Before I go in depth about the new film-Boss Baby-I want to do something first.
Thank you Tom McGrath and Marla Frazee for creating a kid’s film that parents can also appreciate. More than a mere animated film about the tyranny of an adopted "boss baby", the film takes not so subtle glances at the responsibilities of a big brother and the effect that a new kid can have a household. It's also a very funny film that will gather more chuckles out of its older audience than the preferred younger demographic, and that is for a simple reason: Alec Baldwin.
The actor's voice work isn't just spot on for the title role, but will remind cinemaholics of his brief yet legendary role in David Mamet's Glengarry Glen Ross. Instead of telling poor young Tim (voice as a kid by Miles Christopher Bakshi and as adult by Tobey Maguire) to put the coffee down, the cookies are restricted in Michael McCullers script. When I finished watching Glengarry for the first time, all I wanted was more of Baldwin's shadowy yet vital figure. With Boss Baby, I was given a full serving of his anarchic personality.
What's it all about? Tim isn't pleased when his parents (delightfully voiced by Jimmy Kimmel and Lisa Kudrow) welcome a baby brother, who is dressed like a Quentin Tarantino Reservoir Dog instead of a onesie. From the moment the baby sits down and the dinner table and belts out a cry, the older brother knows he has met his match. The baby has the two adults firmly placed in the palm of his hand, but Tim knows it’s more than simple cute looks and endearing giggling.
This infant has a plan, and it reluctantly brings the two together for the greater good which includes but isn't limited to: dog takeover, magical pacifiers, spy work, a baby corporation, and saving the world. The last part isn't exactly true, but I wouldn't say it is entirely made up either.

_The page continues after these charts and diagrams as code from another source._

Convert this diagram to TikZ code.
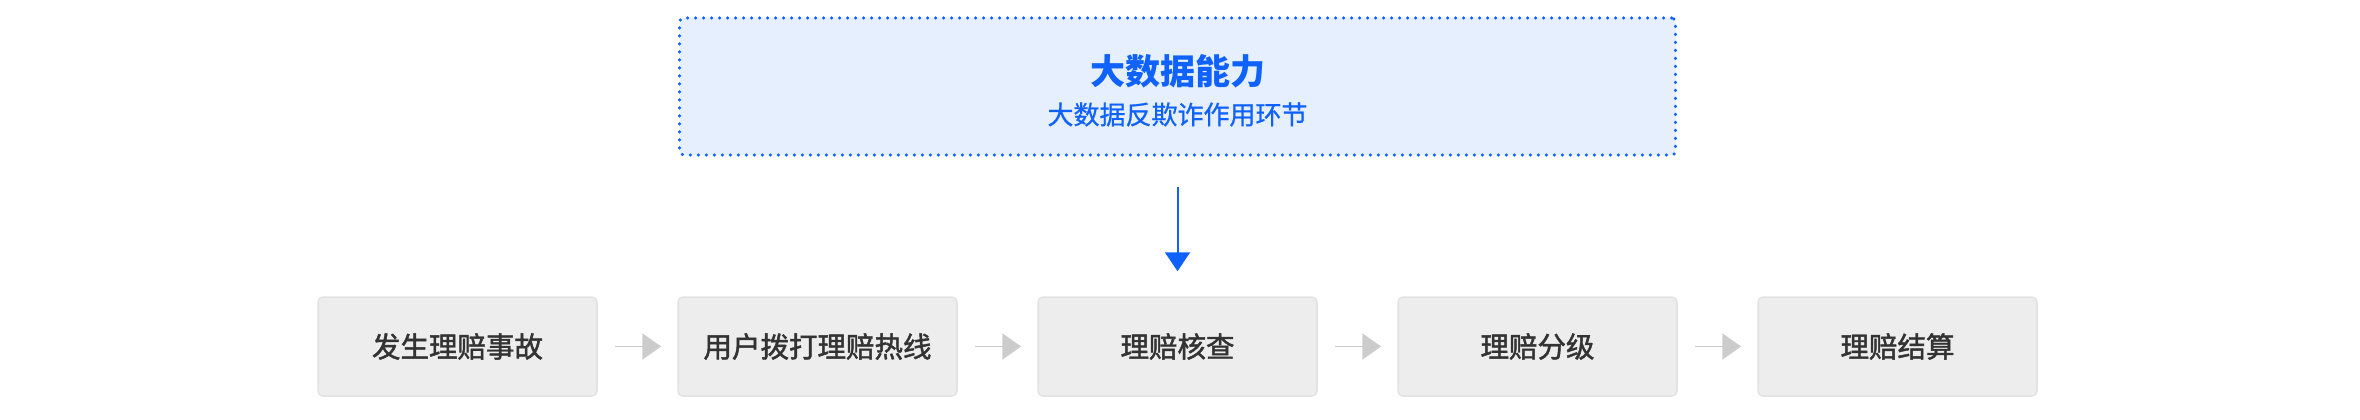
\documentclass[tikz,border=0pt]{standalone}
\usepackage{fontspec}
\newfontfamily\cjk{Noto Sans CJK SC}
\newfontfamily\cjkmed[FakeBold=1.6]{Noto Sans CJK SC}
\newfontfamily\cjksub[FakeBold=0.8]{Noto Sans CJK SC}
\usetikzlibrary{arrows.meta}
\definecolor{mainblue}{RGB}{16,98,255}
\definecolor{bluefill}{RGB}{229,239,253}
\definecolor{boxfill}{RGB}{237,237,237}
\definecolor{boxline}{RGB}{226,226,226}
\definecolor{boxtext}{RGB}{51,51,51}
\definecolor{arrowgray}{RGB}{204,204,204}
\tikzset{
  stepbox/.style={draw=boxline, line width=1.5pt, fill=boxfill, rounded corners=5pt,
    minimum width=279pt, minimum height=99pt, inner sep=0pt,
    font=\cjkmed\fontsize{28.5}{30}\selectfont, text=boxtext},
  bigbox/.style={draw=mainblue, line width=3.5pt, dash pattern=on 0pt off 8pt, line cap=round,
    fill=bluefill, rounded corners=4pt, minimum width=996pt, minimum height=137pt, inner sep=0pt},
  titletext/.style={font=\cjk\bfseries\fontsize{35}{36}\selectfont, text=mainblue, inner sep=0pt},
  subtext/.style={font=\cjksub\fontsize{26}{28}\selectfont, text=mainblue, inner sep=0pt},
  grayarrow/.style={draw=arrowgray, line width=1.6pt, -{Triangle[length=19pt,width=26pt]}, arrowgray},
  bluearrow/.style={draw=mainblue, line width=2pt, -{Triangle[length=19pt,width=25pt]}, mainblue}
}
\begin{document}
\begin{tikzpicture}[x=1pt,y=-1pt]
\useasboundingbox (0,0) rectangle (2360,420);
\node[bigbox] (top) at (1177.5,86.5) {};
\node[titletext] (title) at (1177.5,71) {大数据能力};
\node[subtext] (sub) at (1177.5,114.5) {大数据反欺诈作用环节};
\node[stepbox] (b1) at (457.5,346.5) {发生理赔事故};
\node[stepbox] (b2) at (817.5,346.5) {用户拨打理赔热线};
\node[stepbox] (b3) at (1177.5,346.5) {理赔核查};
\node[stepbox] (b4) at (1537.5,346.5) {理赔分级};
\node[stepbox] (b5) at (1897.5,346.5) {理赔结算};
\draw[grayarrow] ([xshift=17pt]b1.east) -- ([xshift=-16pt]b2.west);
\draw[grayarrow] ([xshift=17pt]b2.east) -- ([xshift=-16pt]b3.west);
\draw[grayarrow] ([xshift=17pt]b3.east) -- ([xshift=-16pt]b4.west);
\draw[grayarrow] ([xshift=17pt]b4.east) -- ([xshift=-16pt]b5.west);
\draw[bluearrow] ([yshift=-30pt]top.south) -- ([yshift=25pt]b3.north);
\end{tikzpicture}
\end{document}
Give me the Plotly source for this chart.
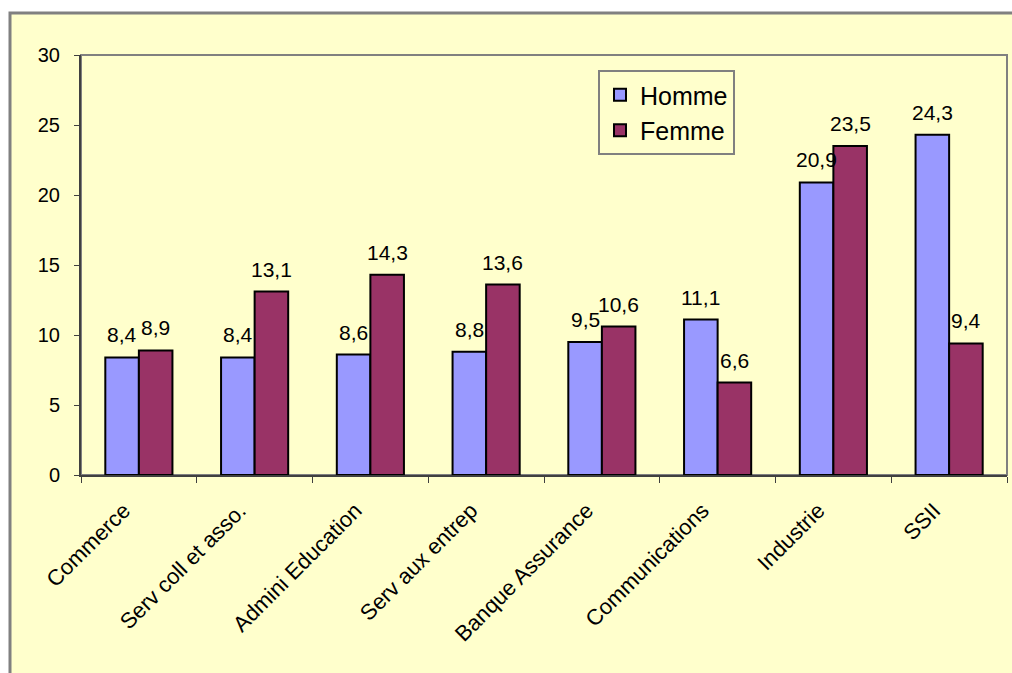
import plotly.graph_objects as go

categories = ["Commerce", "Serv coll et asso.", "Admini Education", "Serv aux entrep",
              "Banque Assurance", "Communications", "Industrie", "SSII"]
homme = [8.4, 8.4, 8.6, 8.8, 9.5, 11.1, 20.9, 24.3]
femme = [8.9, 13.1, 14.3, 13.6, 10.6, 6.6, 23.5, 9.4]
y_ticks = [0, 5, 10, 15, 20, 25, 30]


def fr(v):
    return f"{v:.1f}".replace(".", ",")


FONT = "Liberation Sans, Arial, sans-serif"
BG = "#FFFFCC"

fig = go.Figure()
fig.add_bar(name="Homme", x=categories, y=homme,
            marker=dict(color="#9999FF", line=dict(color="black", width=2)))
fig.add_bar(name="Femme", x=categories, y=femme,
            marker=dict(color="#993366", line=dict(color="black", width=2)))

L, R, T, B = 81, 5, 55, 198
W, H = 1012, 673
pw, ph = W - L - R, H - T - B
bargap = 0.42
half_bar = pw / len(categories) * (1 - bargap) / 4  # centre offset of each bar

for series, sign in ((homme, -1), (femme, 1)):
    for cat, v in zip(categories, series):
        fig.add_annotation(x=cat, y=v, text=fr(v), showarrow=False,
                           xshift=sign * half_bar, yanchor="bottom", yshift=9,
                           font=dict(family=FONT, size=21, color="black"))

fig.add_shape(type="rect", xref="paper", yref="paper", layer="below",
              x0=(10 - L) / pw, x1=(W + 20 - L) / pw,
              y0=-(H + 20 - T - ph) / ph, y1=1 + (T - 13) / ph,
              fillcolor=BG, line=dict(color="#808080", width=3))
fig.add_shape(type="rect", xref="paper", yref="paper", layer="below",
              x0=0, x1=1, y0=0, y1=1, fillcolor=BG,
              line=dict(color="#808080", width=2))

fig.update_layout(
    width=W, height=H,
    margin=dict(l=L, r=R, t=T, b=B),
    paper_bgcolor="white", plot_bgcolor=BG,
    barmode="group", bargap=bargap, bargroupgap=0,
    font=dict(family=FONT, size=20, color="black"),
    showlegend=True,
    legend=dict(x=(598 - L) / pw, y=1 - (70 - T) / ph, xanchor="left", yanchor="top",
                bgcolor=BG, bordercolor="#808080", borderwidth=2,
                font=dict(family=FONT, size=25, color="black"),
                itemsizing="constant", tracegroupgap=2),
    xaxis=dict(tickangle=-45, tickfont=dict(family=FONT, size=22, color="black"),
               showline=True, linecolor="#404040", linewidth=2, ticks="outside",
               ticklen=6, tickcolor="#404040", tickson="boundaries", showgrid=False,
               ticklabelstandoff=12, ticklabelshift=-15),
    yaxis=dict(range=[0, 30], tickvals=y_ticks, ticks="outside", ticklen=5,
               tickcolor="#404040", showline=True, linecolor="#404040", linewidth=2,
               showgrid=False, zeroline=False,
               tickfont=dict(family=FONT, size=20, color="black"), ticklabelstandoff=10),
)

fig.write_html("out.html", config={"displayModeBar": False},
               post_script="document.body.style.margin='0';document.body.style.overflow='hidden';")
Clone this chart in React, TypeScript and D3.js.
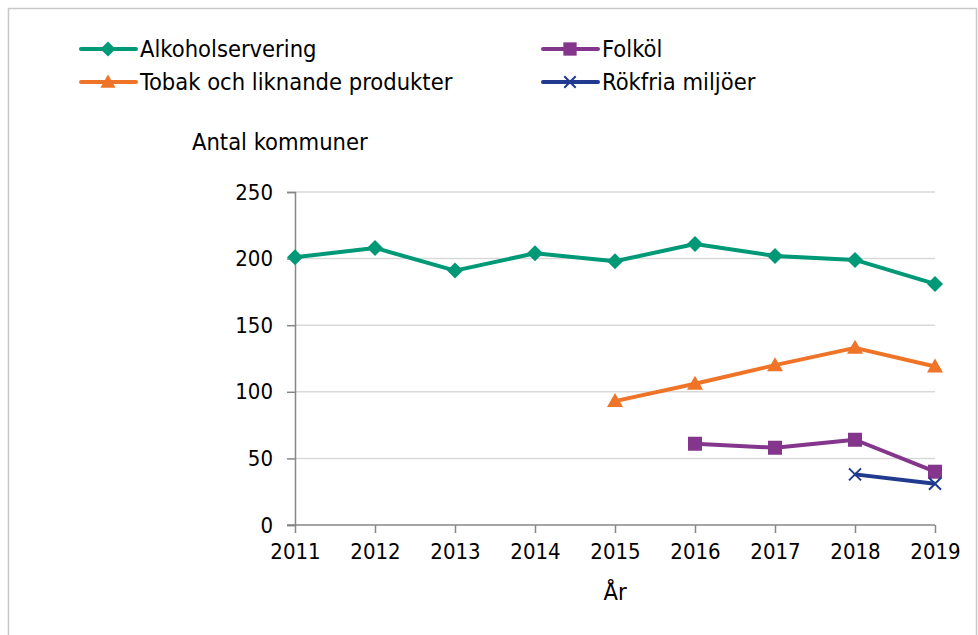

The best parts of the script are the glimpses inside a child's imagination-how everything he sees in real form is warped into a different kind of universe that is both heightened and saturated with wild imagery. A car race between Tim and the baby is turned into a fast and furious type drag race, and a quiet search through a house transforms into a scene from a science fiction novel. This invigorates the kid in the audience and will provide the "older" kids with a glimpse into their own past. At some point, we all played make-believe and McGrath triggers that easily.
Frazee's book (which the film is based on) isn't afraid to shine an unprotected light on the dichotomy that emerges when a new child enters a home-the domino effect it can cause without warning. In addition to the Baldwin wizardry and toddler jokes, there's a wise message about foster parenting and sibling rivalry that cuts just deep enough to resonate. Most directors and screenwriters may have overlooked that to make a buck, but McGrath and McCullers wisely have fun with it.
While the finale is predictable and the moral gift wrapped like an Easter egg placed on freshly cut grass, Boss Baby succeeds at making you laugh and playfully twists the adventures and mishaps that may come within the house of a family. It also makes me want to buy my five year old son a suit and tie.
If Smurfs is too friendly for your tastes, take the kid to see Boss Baby. There's an adult trapped inside this kids flick.